Don't skip days thinking you'll "catch up tomorrow." That's how you end up back in the deep-cleaning cycle. Two missed days becomes four becomes a disaster. Consistency matters more than intensity.
Stop buying specialized cleaning products for every surface. Marketing wants you to believe you need different sprays for granite, stainless steel, glass, and wood. You don't. One good all-purpose cleaner handles almost everything and saves you $50-100 yearly on unnecessary products.
Avoid the trap of organizing during your cleaning time. Organization is separate. If you spend 8 minutes reorganizing one junk drawer, you've blown your routine and other areas suffer. Stay focused on cleaning only.
Don't forget high-touch surfaces. Door handles, light switches, and remote controls get gross fast but people often skip them in quick routines. Wipe these down every few days during your 10 minutes to prevent germ buildup and maintain that truly clean feeling.
Long-Term Habit Maintenance
Habits stick when they're easy and rewarding. Anchor your cleaning routine to something you already do daily. Right after breakfast? Before you sit down for evening TV? After you check the mail? Pick a trigger and defend that time.

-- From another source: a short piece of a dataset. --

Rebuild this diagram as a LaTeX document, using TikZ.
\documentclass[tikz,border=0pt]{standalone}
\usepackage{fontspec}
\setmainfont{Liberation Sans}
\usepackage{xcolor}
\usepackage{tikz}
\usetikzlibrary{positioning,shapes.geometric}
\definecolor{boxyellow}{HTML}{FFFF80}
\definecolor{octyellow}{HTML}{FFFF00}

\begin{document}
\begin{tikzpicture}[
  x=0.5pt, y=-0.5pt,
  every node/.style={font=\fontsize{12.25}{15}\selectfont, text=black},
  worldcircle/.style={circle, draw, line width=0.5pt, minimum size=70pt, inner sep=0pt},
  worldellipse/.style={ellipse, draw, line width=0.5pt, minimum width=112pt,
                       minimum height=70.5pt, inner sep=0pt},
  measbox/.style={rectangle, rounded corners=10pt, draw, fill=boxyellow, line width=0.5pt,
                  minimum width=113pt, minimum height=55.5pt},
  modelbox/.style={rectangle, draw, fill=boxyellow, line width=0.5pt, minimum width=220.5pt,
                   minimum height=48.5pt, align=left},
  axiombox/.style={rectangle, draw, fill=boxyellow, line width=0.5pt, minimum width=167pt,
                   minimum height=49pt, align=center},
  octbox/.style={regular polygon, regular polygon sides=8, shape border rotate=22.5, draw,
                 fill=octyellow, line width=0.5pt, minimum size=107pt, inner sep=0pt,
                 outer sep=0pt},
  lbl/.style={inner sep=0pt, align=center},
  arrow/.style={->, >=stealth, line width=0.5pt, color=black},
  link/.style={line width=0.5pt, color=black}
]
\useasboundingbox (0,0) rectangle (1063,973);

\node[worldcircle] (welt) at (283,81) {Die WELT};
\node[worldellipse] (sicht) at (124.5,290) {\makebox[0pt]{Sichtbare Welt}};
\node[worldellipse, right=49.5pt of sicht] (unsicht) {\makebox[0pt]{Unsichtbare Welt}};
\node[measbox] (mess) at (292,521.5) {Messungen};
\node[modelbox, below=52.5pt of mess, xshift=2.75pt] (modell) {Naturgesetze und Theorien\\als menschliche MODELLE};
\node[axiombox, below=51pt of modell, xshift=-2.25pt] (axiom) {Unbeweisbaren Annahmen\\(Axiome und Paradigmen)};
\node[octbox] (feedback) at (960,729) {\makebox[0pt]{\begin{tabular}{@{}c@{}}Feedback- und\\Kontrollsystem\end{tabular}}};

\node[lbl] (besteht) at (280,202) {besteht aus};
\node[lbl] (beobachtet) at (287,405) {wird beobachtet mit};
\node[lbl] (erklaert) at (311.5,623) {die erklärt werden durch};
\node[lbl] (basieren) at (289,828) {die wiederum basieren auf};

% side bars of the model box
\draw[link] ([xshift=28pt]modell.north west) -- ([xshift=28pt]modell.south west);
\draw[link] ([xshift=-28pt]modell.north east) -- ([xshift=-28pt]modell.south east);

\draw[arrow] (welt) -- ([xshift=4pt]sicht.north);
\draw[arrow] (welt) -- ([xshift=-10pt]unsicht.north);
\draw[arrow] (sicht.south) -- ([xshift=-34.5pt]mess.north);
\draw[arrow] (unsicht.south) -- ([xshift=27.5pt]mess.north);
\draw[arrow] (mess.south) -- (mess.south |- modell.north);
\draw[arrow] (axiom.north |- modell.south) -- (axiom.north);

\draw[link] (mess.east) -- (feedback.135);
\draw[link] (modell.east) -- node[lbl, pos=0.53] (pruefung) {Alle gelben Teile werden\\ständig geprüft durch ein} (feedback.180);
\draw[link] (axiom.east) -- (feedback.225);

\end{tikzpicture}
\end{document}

Track your streak. Put a checkmark on a calendar every day you complete your 10 minutes. Seeing 30 days in a row makes you not want to break the chain. It's silly but it works.
Notice the benefits actively. When guests drop by unexpectedly and you're not embarrassed, acknowledge that. When you have extra Saturday hours for fun instead of scrubbing, celebrate that. Your brain needs to connect the routine with positive outcomes.

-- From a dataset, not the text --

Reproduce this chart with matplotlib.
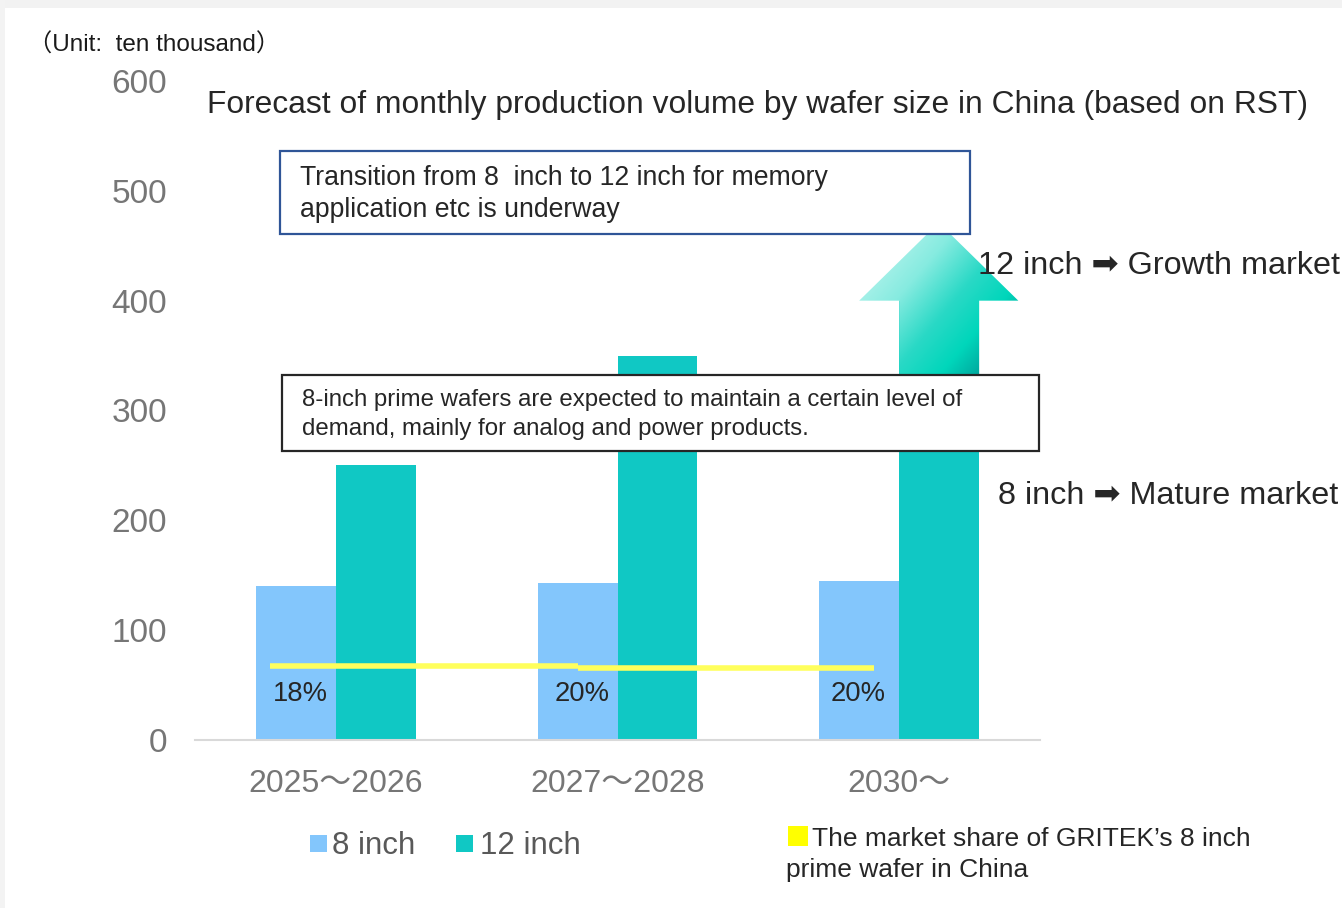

Adjust as needed. Some days life happens and you only get 5 minutes. That's fine. Some days you're energized and go 15 minutes. Also fine. The goal is average consistency, not robotic perfection.
Every few months, do a tiny refresh of your routine. Maybe you've noticed the bathroom needs slightly more attention or the living room needs less. Tweak your minute allocation. This prevents boredom and keeps the system working for your actual life.
The Bottom Line
Ten minutes daily keeps your house genuinely clean without the weekend marathon sessions or expensive professional services. You're saving hundreds of dollars yearly, protecting your home investments, and reclaiming hours of your life for things that actually matter.

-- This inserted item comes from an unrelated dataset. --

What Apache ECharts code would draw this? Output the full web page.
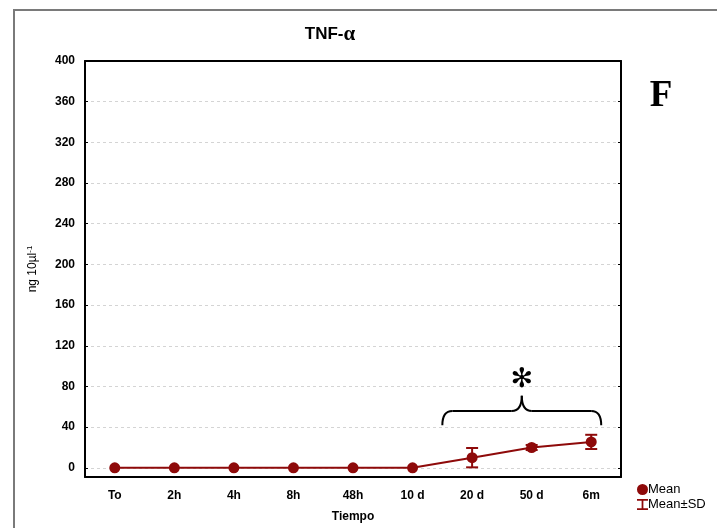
<!DOCTYPE html>
<html>
<head>
<meta charset="utf-8">
<script src="https://cdn.jsdelivr.net/npm/echarts@6/dist/echarts.min.js"></script>
<style>
  html, body { margin: 0; padding: 0; background: #fff; }
  #chart { width: 717px; height: 528px; }
</style>
</head>
<body>
<div id="chart"></div>
<script>
// Sampling times
const categories = ['To', '2h', '4h', '8h', '48h', '10 d', '20 d', '50 d', '6m'];
// TNF-alpha mean concentration (ng 10 µl^-1) and standard deviation
const meanValues = [0, 0, 0, 0, 0, 0, 10, 20, 25.5];
const sdValues = [0, 0, 0, 0, 0, 0, 9.5, 2.5, 7];
// Y axis tick values
const yTicks = [0, 40, 80, 120, 160, 200, 240, 280, 320, 360, 400];

const RED = '#8e0a0a';
const FONT = 'Liberation Sans, Arial, sans-serif';

const errorData = categories.map((c, i) => [i, meanValues[i], sdValues[i]]);

const chart = echarts.init(document.getElementById('chart'), null, { renderer: 'canvas' });

const option = {
  animation: false,
  backgroundColor: '#fff',
  title: {
    text: '{a|TNF-}{b|α}',
    left: 325,
    textAlign: 'center',
    top: 19,
    textStyle: {
      rich: {
        a: { fontFamily: FONT, fontWeight: 'bold', fontSize: 17, color: '#000' },
        b: { fontFamily: 'Liberation Serif, Times New Roman, serif', fontWeight: 'bold', fontSize: 21, color: '#000' }
      }
    }
  },
  grid: { left: 85, top: 61, right: 96, bottom: 51, containLabel: false, outerBoundsMode: 'none' },
  legend: {
    orient: 'vertical',
    left: 632,
    top: 478,
    itemWidth: 11,
    itemHeight: 11,
    itemGap: 2,
    textStyle: { fontFamily: FONT, fontSize: 13, color: '#000', padding: [0, 0, 0, -5] },
    data: [
      { name: 'Mean', icon: 'circle' },
      { name: 'Mean±SD', icon: 'path://M0,0H10V1.6H5.8V8.4H10V10H0V8.4H4.2V1.6H0Z' }
    ]
  },
  xAxis: [
    {
      type: 'category',
      data: categories,
      boundaryGap: true,
      name: 'Tiempo',
      nameLocation: 'middle',
      nameGap: 34,
      nameTextStyle: { fontFamily: FONT, fontWeight: 'bold', fontSize: 12, color: '#000' },
      axisLine: { onZero: false, lineStyle: { color: '#000', width: 2 } },
      axisTick: { inside: true, length: 4, alignWithLabel: true, lineStyle: { color: '#000' } },
      axisLabel: { fontFamily: FONT, fontWeight: 'bold', fontSize: 12, color: '#000', margin: 13 },
      splitLine: { show: false }
    },
    {
      type: 'category',
      data: categories,
      position: 'top',
      boundaryGap: true,
      axisLine: { onZero: false, lineStyle: { color: '#000', width: 2 } },
      axisTick: { inside: true, length: 4, alignWithLabel: true, lineStyle: { color: '#000' } },
      axisLabel: { show: false },
      splitLine: { show: false }
    }
  ],
  yAxis: [
    {
      type: 'value',
      min: -9,
      max: 400,
      name: '{n|ng 10µl}{s|-1}',
      nameLocation: 'middle',
      nameGap: 45,
      nameRotate: 90,
      nameTextStyle: {
        rich: {
          n: { fontFamily: FONT, fontSize: 12, color: '#000' },
          s: { fontFamily: FONT, fontSize: 8, color: '#000', verticalAlign: 'top', padding: [0, 0, 6, 0] }
        }
      },
      axisLine: { show: true, onZero: false, lineStyle: { color: '#000', width: 2 } },
      axisTick: { show: true, inside: true, length: 3, customValues: yTicks, lineStyle: { color: '#000' } },
      axisLabel: { fontFamily: FONT, fontWeight: 'bold', fontSize: 12, color: '#000', margin: 10, customValues: yTicks },
      splitLine: { show: true, lineStyle: { color: '#d4d4d4', type: [3, 3], width: 1 } }
    },
    {
      type: 'value',
      min: -9,
      max: 400,
      position: 'right',
      axisLine: { show: true, onZero: false, lineStyle: { color: '#000', width: 2 } },
      axisTick: { show: true, inside: true, length: 3, customValues: yTicks, lineStyle: { color: '#000' } },
      axisLabel: { show: false },
      splitLine: { show: false }
    }
  ],
  series: [
    {
      name: 'Mean±SD',
      type: 'custom',
      itemStyle: { color: RED },
      z: 3,
      renderItem: function (params, api) {
        const x = api.value(0);
        const m = api.value(1);
        const sd = api.value(2);
        if (!sd) return null;
        const top = api.coord([x, m + sd]);
        const bot = api.coord([x, m - sd]);
        const hw = 6;
        const style = { stroke: RED, lineWidth: 2 };
        return {
          type: 'group',
          children: [
            { type: 'line', shape: { x1: top[0], y1: top[1], x2: bot[0], y2: bot[1] }, style: style },
            { type: 'line', shape: { x1: top[0] - hw, y1: top[1], x2: top[0] + hw, y2: top[1] }, style: style },
            { type: 'line', shape: { x1: bot[0] - hw, y1: bot[1], x2: bot[0] + hw, y2: bot[1] }, style: style }
          ]
        };
      },
      encode: { x: 0, y: [1, 2] },
      data: errorData
    },
    {
      name: 'Mean',
      type: 'line',
      data: meanValues,
      symbol: 'circle',
      symbolSize: 11,
      z: 4,
      lineStyle: { color: RED, width: 2 },
      itemStyle: { color: RED }
    }
  ]
};

chart.setOption(option);

// Significance brace over the last three time points, placed from axis coordinates
function addAnnotations() {
  const px = i => chart.convertToPixel({ xAxisIndex: 0 }, categories[i]);
  const py = v => chart.convertToPixel({ yAxisIndex: 0 }, v);
  const x0 = (px(5) + px(6)) / 2;
  const x1 = px(8) + 10;
  const xm = (x0 + x1) / 2;
  const yEnd = py(42);
  const yBar = py(56);
  const yTip = py(71);
  const r = 10;
  const braceStyle = { fill: null, stroke: '#000', lineWidth: 2 };
  const curve = (ax, ay, cx, cy, bx, by) => ({
    type: 'bezierCurve',
    shape: { x1: ax, y1: ay, x2: bx, y2: by, cpx1: cx, cpy1: cy },
    style: braceStyle,
    silent: true
  });
  const seg = (ax, ay, bx, by) => ({
    type: 'line',
    shape: { x1: ax, y1: ay, x2: bx, y2: by },
    style: braceStyle,
    silent: true
  });

  chart.setOption({
    graphic: [
      {
        type: 'rect',
        shape: { x: 14, y: 10, width: 720, height: 540 },
        style: { fill: null, stroke: '#7a7a7a', lineWidth: 2 },
        silent: true
      },
      curve(x0, yEnd, x0, yBar, x0 + r, yBar),
      seg(x0 + r, yBar, xm - r, yBar),
      curve(xm - r, yBar, xm, yBar, xm, yTip),
      curve(xm, yTip, xm, yBar, xm + r, yBar),
      seg(xm + r, yBar, x1 - r, yBar),
      curve(x1 - r, yBar, x1, yBar, x1, yEnd),
      {
        type: 'text',
        x: xm,
        y: py(86),
        style: {
          text: '✻',
          font: 'bold 27px DejaVu Sans',
          fill: '#000',
          align: 'center',
          verticalAlign: 'middle'
        },
        silent: true
      },
      {
        type: 'text',
        x: 661,
        y: 96,
        style: {
          text: 'F',
          font: 'bold 37px Liberation Serif, Times New Roman, serif',
          fill: '#000',
          align: 'center',
          verticalAlign: 'middle'
        },
        silent: true
      }
    ]
  });
}
addAnnotations();
</script>
</body>
</html>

This isn't about being a neat freak or having an Instagram-perfect home. It's about smart maintenance that prevents expensive problems and reduces stress. Small, consistent effort beats sporadic big effort every time — in cleaning and in personal finance.
Start tomorrow. Just 10 minutes. Set the timer and go. You'll be shocked how quickly this becomes automatic and how much better your home feels with almost no effort.
FAQs
What if I miss a day or two?
Just restart. Don't try to do 20 or 30 minutes to "make up" for lost time. That's overwhelming and breaks the habit. Do your normal 10 minutes and move forward. Consistency over time matters more than perfect streaks.
Can this really replace deep cleaning completely?
For 95% of your home, yes. You might still want to clean windows twice yearly or move furniture to vacuum under it occasionally. But those tasks become quick 20-minute jobs instead of all-day projects because nothing's built up. The daily routine handles all regular maintenance.
What about bigger cleaning tasks like ovens or refrigerators?
Build those into your weekly 15-minute Sunday reset or tackle one monthly. Since you're maintaining everything else daily, you have mental energy and time for these occasional bigger tasks. They don't pile up and become overwhelming because your baseline is already clean.
Is 10 minutes really enough for families with kids?
Yes, but teach kids to do their own mini-routines too. A 6-year-old can spend 3 minutes putting away toys. A teenager can handle their bathroom in 5 minutes. When everyone contributes a few minutes, the whole house stays maintained without anyone being burdened. It's faster together than one person doing marathon cleaning alone.